Hassrick lives and trains for much of the year in Norway, a country with a history of ski jumping. She said she trains in a gym two to three times per week on top of road biking and cross country skiing for endurance training.
“I’ve done a lot of basically any kind of sport you can name,” Hassrick said. “I just love sports in general, and I’ve done a bunch of different skiing disciplines growing up.”
But Hassrick said nothing compares to the sensation of ski jumping.
“You’re in the air, supported by your own skis, your own equipment, and you’re at the whims of the conditions around you. Different wind changes how your skis react and feel. You’re just this little thing in the middle of nowhere,” Hassrick said. “That’s what keeps me coming back for more, because it’s addictive in a way. You’re always searching for a better ski jump.”
Hassrick posted on Instagram that she recently set a new personal record flying 128.5 meters — more than 400 feet — in one jump.
“Ski jumping has a lot of its ups and downs, and that kind of translates into having really short ski jumps or really far ski jumps,” Hassrick said. “I have less experience on the bigger hills, like the 120-meter ski jumps. So it was really exciting for me to figure something out on that jump that I’d struggled with for a while.”

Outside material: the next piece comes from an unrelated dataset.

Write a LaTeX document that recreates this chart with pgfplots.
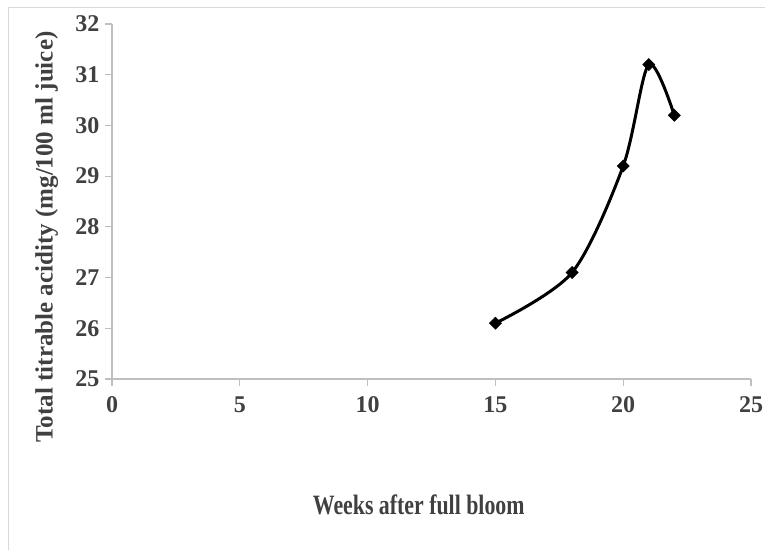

Hassrick’s website describes her as living a nomadic life in pursuit of her dream, mastering, “the art of online school, living out of a suitcase that does not exceed 50 pounds and navigating both immigration and train lines.”
Hassrick said ski jumping — and the accompanying travel and experiences — has shaped who she has become. But she said she carries a bit of the sport’s Wisconsin legacy with her where she trains, halfway across the world.
“Wisconsin is where it all began for me. I’m born and raised in Madison. I learned how to ski here in Wisconsin,” Hassrick said. “(My parents and I) spent years driving around Wisconsin and the rest of the Midwest every weekend for competitions. It’s historic here.”